▸ **Exercise objective**
Every line that contains the word "this" should be copied out.

▸ **Record excerpts**
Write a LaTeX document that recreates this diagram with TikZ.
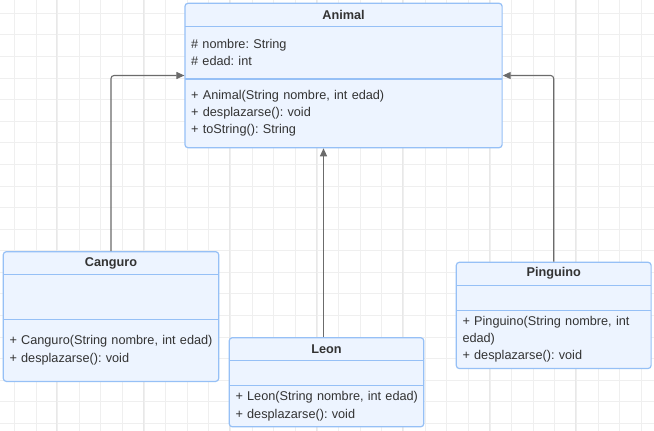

...

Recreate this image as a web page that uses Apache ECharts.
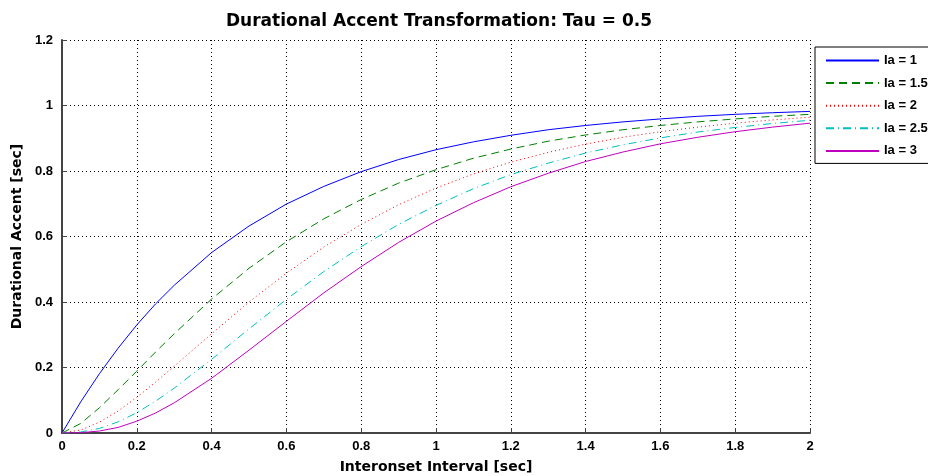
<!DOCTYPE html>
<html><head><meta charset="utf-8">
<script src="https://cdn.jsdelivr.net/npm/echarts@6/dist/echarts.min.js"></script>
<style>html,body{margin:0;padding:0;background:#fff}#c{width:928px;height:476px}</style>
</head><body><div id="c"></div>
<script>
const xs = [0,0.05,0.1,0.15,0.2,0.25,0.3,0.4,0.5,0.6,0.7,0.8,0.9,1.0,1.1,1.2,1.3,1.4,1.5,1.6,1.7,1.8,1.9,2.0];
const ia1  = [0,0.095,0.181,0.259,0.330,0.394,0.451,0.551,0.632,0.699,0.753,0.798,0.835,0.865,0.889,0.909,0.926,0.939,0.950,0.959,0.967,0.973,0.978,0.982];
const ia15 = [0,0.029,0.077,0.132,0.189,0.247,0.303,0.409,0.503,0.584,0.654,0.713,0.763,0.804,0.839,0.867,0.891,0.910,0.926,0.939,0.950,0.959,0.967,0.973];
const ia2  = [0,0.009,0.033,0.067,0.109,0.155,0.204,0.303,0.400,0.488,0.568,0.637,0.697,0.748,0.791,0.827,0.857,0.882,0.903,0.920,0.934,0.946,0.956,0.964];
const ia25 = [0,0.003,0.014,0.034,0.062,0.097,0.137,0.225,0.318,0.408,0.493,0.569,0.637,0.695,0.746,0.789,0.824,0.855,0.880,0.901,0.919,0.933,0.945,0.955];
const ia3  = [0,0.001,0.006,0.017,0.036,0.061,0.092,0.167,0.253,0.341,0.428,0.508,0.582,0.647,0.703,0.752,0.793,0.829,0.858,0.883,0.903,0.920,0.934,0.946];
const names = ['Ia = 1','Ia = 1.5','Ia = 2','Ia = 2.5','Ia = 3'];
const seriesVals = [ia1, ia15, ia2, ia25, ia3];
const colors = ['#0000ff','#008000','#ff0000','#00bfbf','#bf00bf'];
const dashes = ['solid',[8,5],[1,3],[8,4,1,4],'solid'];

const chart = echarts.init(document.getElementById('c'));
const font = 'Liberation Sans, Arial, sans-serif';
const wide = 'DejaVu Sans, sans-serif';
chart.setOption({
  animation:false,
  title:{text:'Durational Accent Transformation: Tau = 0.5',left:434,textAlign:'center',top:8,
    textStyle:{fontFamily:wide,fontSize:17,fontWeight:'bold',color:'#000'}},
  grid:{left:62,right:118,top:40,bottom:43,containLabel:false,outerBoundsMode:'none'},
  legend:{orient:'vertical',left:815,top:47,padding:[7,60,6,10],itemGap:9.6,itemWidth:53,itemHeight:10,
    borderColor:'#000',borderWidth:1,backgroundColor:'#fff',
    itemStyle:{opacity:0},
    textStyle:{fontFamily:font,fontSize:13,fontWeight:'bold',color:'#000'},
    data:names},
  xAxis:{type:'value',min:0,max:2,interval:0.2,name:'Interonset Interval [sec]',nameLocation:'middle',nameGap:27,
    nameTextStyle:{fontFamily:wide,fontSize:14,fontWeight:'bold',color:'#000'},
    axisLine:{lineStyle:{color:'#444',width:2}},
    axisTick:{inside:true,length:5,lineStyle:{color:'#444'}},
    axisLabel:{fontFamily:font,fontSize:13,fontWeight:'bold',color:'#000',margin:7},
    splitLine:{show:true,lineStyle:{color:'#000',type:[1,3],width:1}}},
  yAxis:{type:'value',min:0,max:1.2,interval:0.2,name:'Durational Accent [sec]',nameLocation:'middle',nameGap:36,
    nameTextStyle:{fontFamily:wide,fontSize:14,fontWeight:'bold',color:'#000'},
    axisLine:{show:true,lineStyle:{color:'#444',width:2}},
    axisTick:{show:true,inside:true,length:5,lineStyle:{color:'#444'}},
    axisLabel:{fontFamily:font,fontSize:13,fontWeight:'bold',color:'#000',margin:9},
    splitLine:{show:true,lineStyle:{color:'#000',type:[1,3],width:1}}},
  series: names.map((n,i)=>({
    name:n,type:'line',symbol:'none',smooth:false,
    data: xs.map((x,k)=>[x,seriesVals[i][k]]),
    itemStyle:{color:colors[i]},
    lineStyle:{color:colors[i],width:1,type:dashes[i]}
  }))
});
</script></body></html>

==

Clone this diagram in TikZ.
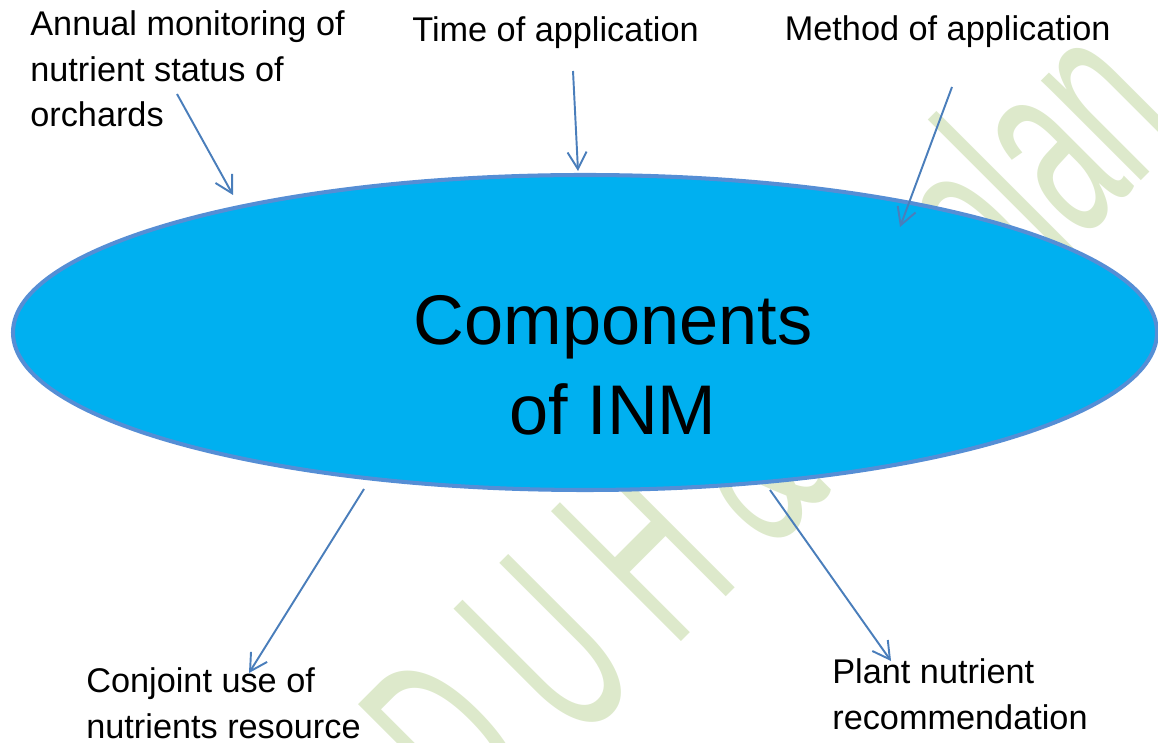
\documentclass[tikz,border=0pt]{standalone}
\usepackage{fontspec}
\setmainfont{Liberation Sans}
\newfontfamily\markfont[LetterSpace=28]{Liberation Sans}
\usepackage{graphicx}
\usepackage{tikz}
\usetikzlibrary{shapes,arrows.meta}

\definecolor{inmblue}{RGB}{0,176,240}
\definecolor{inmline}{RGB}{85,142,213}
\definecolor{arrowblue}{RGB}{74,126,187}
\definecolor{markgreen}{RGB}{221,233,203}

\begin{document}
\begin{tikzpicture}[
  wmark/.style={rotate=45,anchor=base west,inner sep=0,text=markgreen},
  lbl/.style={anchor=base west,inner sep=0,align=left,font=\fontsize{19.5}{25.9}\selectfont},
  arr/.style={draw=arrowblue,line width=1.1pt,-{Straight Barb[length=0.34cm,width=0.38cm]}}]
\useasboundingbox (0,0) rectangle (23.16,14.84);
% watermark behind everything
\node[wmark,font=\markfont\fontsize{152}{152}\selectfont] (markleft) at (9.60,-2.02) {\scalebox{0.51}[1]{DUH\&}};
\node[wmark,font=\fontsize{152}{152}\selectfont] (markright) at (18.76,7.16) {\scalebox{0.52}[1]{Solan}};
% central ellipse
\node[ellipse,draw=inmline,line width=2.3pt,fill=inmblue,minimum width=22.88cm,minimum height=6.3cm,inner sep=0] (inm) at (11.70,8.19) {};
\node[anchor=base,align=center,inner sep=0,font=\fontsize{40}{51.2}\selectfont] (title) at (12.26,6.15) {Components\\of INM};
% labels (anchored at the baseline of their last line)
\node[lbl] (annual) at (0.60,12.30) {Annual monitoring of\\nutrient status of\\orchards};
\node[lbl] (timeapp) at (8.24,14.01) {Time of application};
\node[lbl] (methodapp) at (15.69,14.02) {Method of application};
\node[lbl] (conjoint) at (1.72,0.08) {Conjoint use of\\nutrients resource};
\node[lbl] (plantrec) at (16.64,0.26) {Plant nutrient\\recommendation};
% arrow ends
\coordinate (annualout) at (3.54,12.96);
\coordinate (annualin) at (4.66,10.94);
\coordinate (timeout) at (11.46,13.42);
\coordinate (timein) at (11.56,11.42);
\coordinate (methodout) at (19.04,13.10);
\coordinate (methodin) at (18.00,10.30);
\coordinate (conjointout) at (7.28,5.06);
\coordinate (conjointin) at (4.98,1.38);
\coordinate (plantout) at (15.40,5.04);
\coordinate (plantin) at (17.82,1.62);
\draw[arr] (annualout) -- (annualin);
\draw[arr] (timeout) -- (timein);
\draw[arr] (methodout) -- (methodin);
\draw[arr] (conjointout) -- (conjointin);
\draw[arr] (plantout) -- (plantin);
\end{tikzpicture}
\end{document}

▸ **Written response**
Write a LaTeX document that recreates this diagram with TikZ.
Recreate this image as a web page that uses Apache ECharts.
Clone this diagram in TikZ.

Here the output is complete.